▶ _Given data_

|---|

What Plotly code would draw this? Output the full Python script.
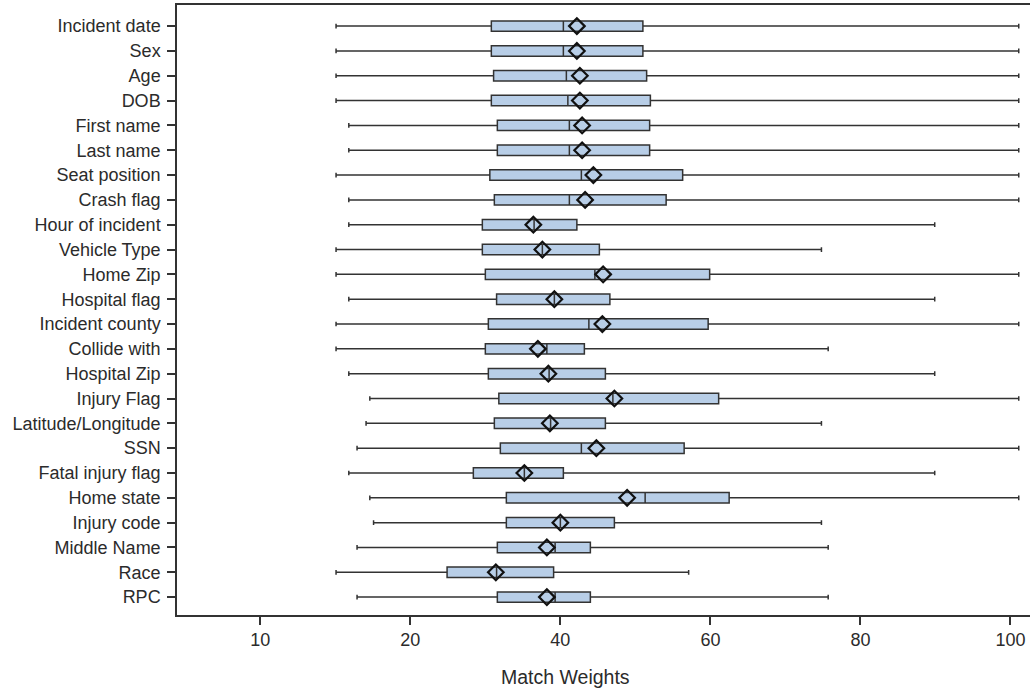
import plotly.graph_objects as go

categories = ["Incident date", "Sex", "Age", "DOB", "First name", "Last name",
              "Seat position", "Crash flag", "Hour of incident", "Vehicle Type",
              "Home Zip", "Hospital flag", "Incident county", "Collide with",
              "Hospital Zip", "Injury Flag", "Latitude/Longitude", "SSN",
              "Fatal injury flag", "Home state", "Injury code", "Middle Name",
              "Race", "RPC"]

whisker_min = [10.1, 10.1, 10.1, 10.1, 11.8, 11.8, 10.1, 11.8, 11.8, 10.1,
               10.1, 11.8, 10.1, 10.1, 11.8, 14.6, 14.1, 12.9, 11.8, 14.6,
               15.1, 12.9, 10.1, 12.9]
q1_vals = [30.8, 30.8, 31.1, 30.8, 31.6, 31.6, 30.6, 31.2, 29.6, 29.6,
           30.0, 31.5, 30.4, 30.0, 30.4, 31.8, 31.2, 32.0, 28.4, 32.8,
           32.8, 31.6, 24.9, 31.6]
median_vals = [40.4, 40.4, 40.8, 41.0, 41.2, 41.2, 42.8, 41.2, 36.5, 37.6,
               44.6, 39.2, 43.8, 38.2, 38.5, 47.0, 38.7, 42.8, 35.2, 51.3,
               40.0, 39.3, 31.5, 39.3]
q3_vals = [51.0, 51.0, 51.5, 52.0, 51.9, 51.9, 56.3, 54.1, 42.2, 45.2,
           59.9, 46.6, 59.7, 43.2, 46.0, 61.1, 46.0, 56.5, 40.4, 62.5,
           47.2, 44.0, 39.1, 44.0]
whisker_max = [101.1, 101.1, 101.1, 101.1, 101.1, 101.1, 101.1, 101.1, 89.9, 74.8,
               101.1, 89.9, 101.1, 75.7, 89.9, 101.1, 74.8, 101.1, 89.9, 101.1,
               74.8, 75.7, 57.1, 75.7]
mean_vals = [42.2, 42.2, 42.6, 42.6, 42.9, 42.9, 44.4, 43.3, 36.4, 37.6,
             45.7, 39.2, 45.6, 37.0, 38.4, 47.2, 38.6, 44.8, 35.2, 48.9,
             40.0, 38.2, 31.4, 38.2]

x_tickvals = [0, 20, 40, 60, 80, 100]
x_ticktext = ["10", "20", "40", "60", "80", "100"]

FONT = "Liberation Sans, Arial, sans-serif"
INK = "#2b2b2b"

fig = go.Figure()
fig.add_trace(go.Box(
    orientation="h",
    y=categories,
    q1=q1_vals, median=median_vals, q3=q3_vals,
    lowerfence=whisker_min, upperfence=whisker_max,
    boxpoints=False,
    fillcolor="#B8CEE7",
    line=dict(color="#333333", width=1.5),
    width=0.42,
    whiskerwidth=0.45,
    showlegend=False,
    hoverinfo="skip",
))
fig.add_trace(go.Scatter(
    x=mean_vals, y=categories, mode="markers",
    marker=dict(symbol="diamond-open", size=12, color="#111111",
                line=dict(color="#111111", width=2.2)),
    showlegend=False, hoverinfo="skip",
))

fig.update_layout(
    width=1030, height=690,
    margin=dict(l=177, r=0, t=5, b=75),
    paper_bgcolor="white", plot_bgcolor="white",
    font=dict(family=FONT, size=18, color=INK),
    annotations=[dict(text="Match Weights", xref="paper", yref="paper",
                      x=0.455, y=0, yshift=-62, xanchor="center", yanchor="middle",
                      showarrow=False, font=dict(family=FONT, size=19.5, color=INK))],
)
fig.update_xaxes(
    range=[-11.1, 102.6], tickvals=x_tickvals, ticktext=x_ticktext,
    showgrid=False, zeroline=False,
    showline=True, linecolor="#333333", linewidth=1.5, mirror=True,
    ticks="outside", ticklen=8, tickwidth=1.5, tickcolor="#333333",
    tickfont=dict(family=FONT, size=18, color=INK),
)
fig.update_yaxes(
    type="category", categoryorder="array", categoryarray=categories,
    range=[23.72, -0.85],
    showgrid=False, zeroline=False,
    showline=True, linecolor="#333333", linewidth=1.5, mirror=False,
    ticks="outside", ticklen=8, tickwidth=1.5, tickcolor="#333333",
    ticklabelstandoff=3,
    tickfont=dict(family=FONT, size=18, color=INK),
)

fig.write_html("out.html")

|---|

Your task is to repeat the data above exactly while excluding the pictures.

▶ _Written response_
What Plotly code would draw this? Output the full Python script.
import plotly.graph_objects as go

categories = ["Incident date", "Sex", "Age", "DOB", "First name", "Last name",
              "Seat position", "Crash flag", "Hour of incident", "Vehicle Type",
              "Home Zip", "Hospital flag", "Incident county", "Collide with",
              "Hospital Zip", "Injury Flag", "Latitude/Longitude", "SSN",
              "Fatal injury flag", "Home state", "Injury code", "Middle Name",
              "Race", "RPC"]

whisker_min = [10.1, 10.1, 10.1, 10.1, 11.8, 11.8, 10.1, 11.8, 11.8, 10.1,
               10.1, 11.8, 10.1, 10.1, 11.8, 14.6, 14.1, 12.9, 11.8, 14.6,
               15.1, 12.9, 10.1, 12.9]
q1_vals = [30.8, 30.8, 31.1, 30.8, 31.6, 31.6, 30.6, 31.2, 29.6, 29.6,
           30.0, 31.5, 30.4, 30.0, 30.4, 31.8, 31.2, 32.0, 28.4, 32.8,
           32.8, 31.6, 24.9, 31.6]
median_vals = [40.4, 40.4, 40.8, 41.0, 41.2, 41.2, 42.8, 41.2, 36.5, 37.6,
               44.6, 39.2, 43.8, 38.2, 38.5, 47.0, 38.7, 42.8, 35.2, 51.3,
               40.0, 39.3, 31.5, 39.3]
q3_vals = [51.0, 51.0, 51.5, 52.0, 51.9, 51.9, 56.3, 54.1, 42.2, 45.2,
           59.9, 46.6, 59.7, 43.2, 46.0, 61.1, 46.0, 56.5, 40.4, 62.5,
           47.2, 44.0, 39.1, 44.0]
whisker_max = [101.1, 101.1, 101.1, 101.1, 101.1, 101.1, 101.1, 101.1, 89.9, 74.8,
               101.1, 89.9, 101.1, 75.7, 89.9, 101.1, 74.8, 101.1, 89.9, 101.1,
               74.8, 75.7, 57.1, 75.7]
mean_vals = [42.2, 42.2, 42.6, 42.6, 42.9, 42.9, 44.4, 43.3, 36.4, 37.6,
             45.7, 39.2, 45.6, 37.0, 38.4, 47.2, 38.6, 44.8, 35.2, 48.9,
             40.0, 38.2, 31.4, 38.2]

x_tickvals = [0, 20, 40, 60, 80, 100]
x_ticktext = ["10", "20", "40", "60", "80", "100"]

FONT = "Liberation Sans, Arial, sans-serif"
INK = "#2b2b2b"

fig = go.Figure()
fig.add_trace(go.Box(
    orientation="h",
    y=categories,
    q1=q1_vals, median=median_vals, q3=q3_vals,
    lowerfence=whisker_min, upperfence=whisker_max,
    boxpoints=False,
    fillcolor="#B8CEE7",
    line=dict(color="#333333", width=1.5),
    width=0.42,
    whiskerwidth=0.45,
    showlegend=False,
    hoverinfo="skip",
))
fig.add_trace(go.Scatter(
    x=mean_vals, y=categories, mode="markers",
    marker=dict(symbol="diamond-open", size=12, color="#111111",
                line=dict(color="#111111", width=2.2)),
    showlegend=False, hoverinfo="skip",
))

fig.update_layout(
    width=1030, height=690,
    margin=dict(l=177, r=0, t=5, b=75),
    paper_bgcolor="white", plot_bgcolor="white",
    font=dict(family=FONT, size=18, color=INK),
    annotations=[dict(text="Match Weights", xref="paper", yref="paper",
                      x=0.455, y=0, yshift=-62, xanchor="center", yanchor="middle",
                      showarrow=False, font=dict(family=FONT, size=19.5, color=INK))],
)
fig.update_xaxes(
    range=[-11.1, 102.6], tickvals=x_tickvals, ticktext=x_ticktext,
    showgrid=False, zeroline=False,
    showline=True, linecolor="#333333", linewidth=1.5, mirror=True,
    ticks="outside", ticklen=8, tickwidth=1.5, tickcolor="#333333",
    tickfont=dict(family=FONT, size=18, color=INK),
)
fig.update_yaxes(
    type="category", categoryorder="array", categoryarray=categories,
    range=[23.72, -0.85],
    showgrid=False, zeroline=False,
    showline=True, linecolor="#333333", linewidth=1.5, mirror=False,
    ticks="outside", ticklen=8, tickwidth=1.5, tickcolor="#333333",
    ticklabelstandoff=3,
    tickfont=dict(family=FONT, size=18, color=INK),
)

fig.write_html("out.html")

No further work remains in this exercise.